**WHAT TO PRODUCE:** Take the lines from the head of the listing through the one bearing "const greenY = [tagL, tagH]" and copy them exactly, leaving every picture out.

[Start of DATA BLOCK]

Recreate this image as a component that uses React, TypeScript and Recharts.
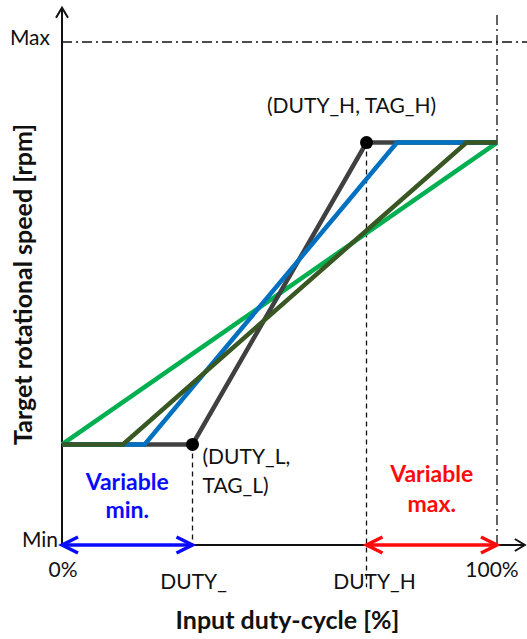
import React from "react";
import { LineChart, Line, XAxis, YAxis, ReferenceLine, ReferenceDot, Label } from "recharts";

const dutyL = 30
const dutyH = 70
const tagL = 20
const tagH = 80

const grayX = [0, dutyL, dutyH, 100]
const grayY = [tagL, tagL, tagH, tagH]
const blueX = [0, 19, 77, 100]
const blueY = [tagL, tagL, tagH, tagH]
const darkGreenX = [0, 14, 93, 100]
const darkGreenY = [tagL, tagL, tagH, tagH]
const greenX = [0, 100]
const greenY = [tagL, tagH]

const xTicks = [0, dutyL, dutyH, 100]
const xTickLabels = ["0%", "DUTY_", "DUTY_H", "100%"]
const yTicks = [0, 100]
const yTickLabels = ["Min", "Max"]

const toPoints = (xs: number[], ys: number[]) => xs.map((x, i) => ({ x, y: ys[i] }))

const FONT = "Lato, 'Open Sans', sans-serif"

function arrowShape(color: string, width: number, both: boolean, len: number, half: number) {
  return (props: any) => {
    const { x1, y1, x2, y2 } = props
    const dx = x2 - x1
    const dy = y2 - y1
    const d = Math.sqrt(dx * dx + dy * dy) || 1
    const ux = dx / d
    const uy = dy / d
    const head = (tx: number, ty: number, sx: number, sy: number) => {
      const bx = tx - sx * len
      const by = ty - sy * len
      return (
        <polyline
          points={`${bx - sy * half},${by + sx * half} ${tx},${ty} ${bx + sy * half},${by - sx * half}`}
          fill="none" stroke={color} strokeWidth={width} strokeLinejoin="miter" strokeLinecap="butt"
        />
      )
    }
    return (
      <g>
        <line x1={x1} y1={y1} x2={x2} y2={y2} stroke={color} strokeWidth={width} />
        {head(x2, y2, ux, uy)}
        {both && head(x1, y1, -ux, -uy)}
      </g>
    )
  }
}

function textShape(lines: string[], dx: number, dy: number, color: string, bold: boolean, anchor: string, size: number, lineGap: number) {
  return (props: any) => {
    const { cx, cy } = props
    return (
      <g>
        {lines.map((t, i) => (
          <text key={i} x={cx + dx} y={cy + dy + i * lineGap} fill={color} fontSize={size}
            fontWeight={bold ? 700 : 400} fontFamily={FONT} textAnchor={anchor as any}>{t}</text>
        ))}
      </g>
    )
  }
}

function XTick(props: any) {
  const { x, y, payload, index } = props
  const low = payload.value === dutyL || payload.value === dutyH
  const shift = payload.value === dutyH ? 8 : payload.value === 100 ? -5 : 1
  return (
    <text x={x + shift} y={y + (low ? 42 : 30)} textAnchor="middle" fontSize={21} fontFamily={FONT} fill="#111">
      {xTickLabels[index]}
    </text>
  )
}

function YTick(props: any) {
  const { y, payload, index } = props
  const isMax = payload.value === 100
  return (
    <text x={isMax ? 50 : 58} y={y + (isMax ? 3 : 2)} textAnchor="end" fontSize={21} fontFamily={FONT} fill="#111">
      {yTickLabels[index]}
    </text>
  )
}

function XTitle(props: any) {
  const { viewBox } = props
  return (
    <text x={viewBox.x + viewBox.width / 2 + 8} y={viewBox.y + 84} textAnchor="middle" fontSize={25}
      fontWeight={700} fontFamily={FONT} fill="#111">Input duty-cycle [%]</text>
  )
}

function YTitle(props: any) {
  const { viewBox } = props
  const cy = viewBox.y + viewBox.height / 2 - 9
  return (
    <text x={32} y={cy} transform={`rotate(-90, 32, ${cy})`} textAnchor="middle" fontSize={25}
      fontWeight={700} fontFamily={FONT} fill="#111">Target rotational speed [rpm]</text>
  )
}

export default function App() {
  return (
    <div style={{ position: "absolute", left: 0, top: 0 }}>
      <LineChart width={527} height={639} margin={{ top: 42, right: 30, bottom: 0, left: 0 }}>
        <XAxis type="number" dataKey="x" domain={[0, 100]} ticks={xTicks} tick={XTick} axisLine={false}
          tickLine={false} tickSize={0} height={94} interval={0}>
          <Label content={XTitle} />
        </XAxis>
        <YAxis type="number" dataKey="y" domain={[0, 100]} ticks={yTicks} tick={YTick} axisLine={false}
          tickLine={false} tickSize={0} width={62} interval={0}>
          <Label content={YTitle} />
        </YAxis>

        <ReferenceLine segment={[{ x: 0, y: 100 }, { x: 107, y: 100 }]} ifOverflow="visible" stroke="#111"
          strokeWidth={1.3} strokeDasharray="10 4 2 4" />
        <ReferenceLine segment={[{ x: 100, y: 0 }, { x: 100, y: 105.4 }]} ifOverflow="visible" stroke="#111"
          strokeWidth={1.3} strokeDasharray="10 4 2 4" />
        <ReferenceLine segment={[{ x: dutyL, y: tagL }, { x: dutyL, y: 0 }]} ifOverflow="visible" stroke="#111"
          strokeWidth={1.3} strokeDasharray="5 4" />
        <ReferenceLine segment={[{ x: dutyH, y: tagH }, { x: dutyH, y: -8.4 }]} ifOverflow="visible" stroke="#111"
          strokeWidth={1.3} strokeDasharray="5 4" />

        <ReferenceLine segment={[{ x: 0, y: 0 }, { x: 106.4, y: 0 }]} ifOverflow="visible"
          shape={arrowShape("#111", 2, false, 10, 6)} />
        <ReferenceLine segment={[{ x: 0, y: 0 }, { x: 0, y: 106.8 }]} ifOverflow="visible"
          shape={arrowShape("#111", 2, false, 10, 6)} />
        <ReferenceLine segment={[{ x: 0, y: 0 }, { x: dutyL, y: 0 }]} ifOverflow="visible"
          shape={arrowShape("#0A0AFF", 3.5, true, 16, 8)} />
        <ReferenceLine segment={[{ x: dutyH, y: 0 }, { x: 100, y: 0 }]} ifOverflow="visible"
          shape={arrowShape("#FF0A0A", 3.5, true, 16, 8)} />

        <Line data={toPoints(greenX, greenY)} dataKey="y" stroke="#00B050" strokeWidth={4.5} dot={false}
          isAnimationActive={false} />
        <Line data={toPoints(grayX, grayY)} dataKey="y" stroke="#404040" strokeWidth={4.5} dot={false}
          isAnimationActive={false} />
        <Line data={toPoints(blueX, blueY)} dataKey="y" stroke="#0070C0" strokeWidth={4.5} dot={false}
          isAnimationActive={false} />
        <Line data={toPoints(darkGreenX, darkGreenY)} dataKey="y" stroke="#385723" strokeWidth={4.5} dot={false}
          isAnimationActive={false} />

        <ReferenceDot x={dutyL} y={tagL} r={6.5} fill="#000" stroke="none" />
        <ReferenceDot x={dutyH} y={tagH} r={6.5} fill="#000" stroke="none" />

        <ReferenceDot x={dutyH} y={tagH} r={0}
          shape={textShape(["(DUTY_H, TAG_H)"], -15, -30, "#111", false, "middle", 21, 29)} />
        <ReferenceDot x={dutyL} y={tagL} r={0}
          shape={textShape(["(DUTY_L,", "TAG_L)"], 10, 20, "#111", false, "start", 21, 29)} />
        <ReferenceDot x={dutyL / 2} y={0} r={0} ifOverflow="visible"
          shape={textShape(["Variable", "min."], 0, -55, "#0A0AFF", true, "middle", 23, 28)} />
        <ReferenceDot x={(dutyH + 100) / 2} y={0} r={0} ifOverflow="visible"
          shape={textShape(["Variable", "max."], 0, -63, "#FF0A0A", true, "middle", 23, 30)} />
      </LineChart>
    </div>
  )
}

[End of DATA BLOCK]

**EXERCISE OUTPUT:**
Recreate this image as a component that uses React, TypeScript and Recharts.
import React from "react";
import { LineChart, Line, XAxis, YAxis, ReferenceLine, ReferenceDot, Label } from "recharts";

const dutyL = 30
const dutyH = 70
const tagL = 20
const tagH = 80

const grayX = [0, dutyL, dutyH, 100]
const grayY = [tagL, tagL, tagH, tagH]
const blueX = [0, 19, 77, 100]
const blueY = [tagL, tagL, tagH, tagH]
const darkGreenX = [0, 14, 93, 100]
const darkGreenY = [tagL, tagL, tagH, tagH]
const greenX = [0, 100]
const greenY = [tagL, tagH]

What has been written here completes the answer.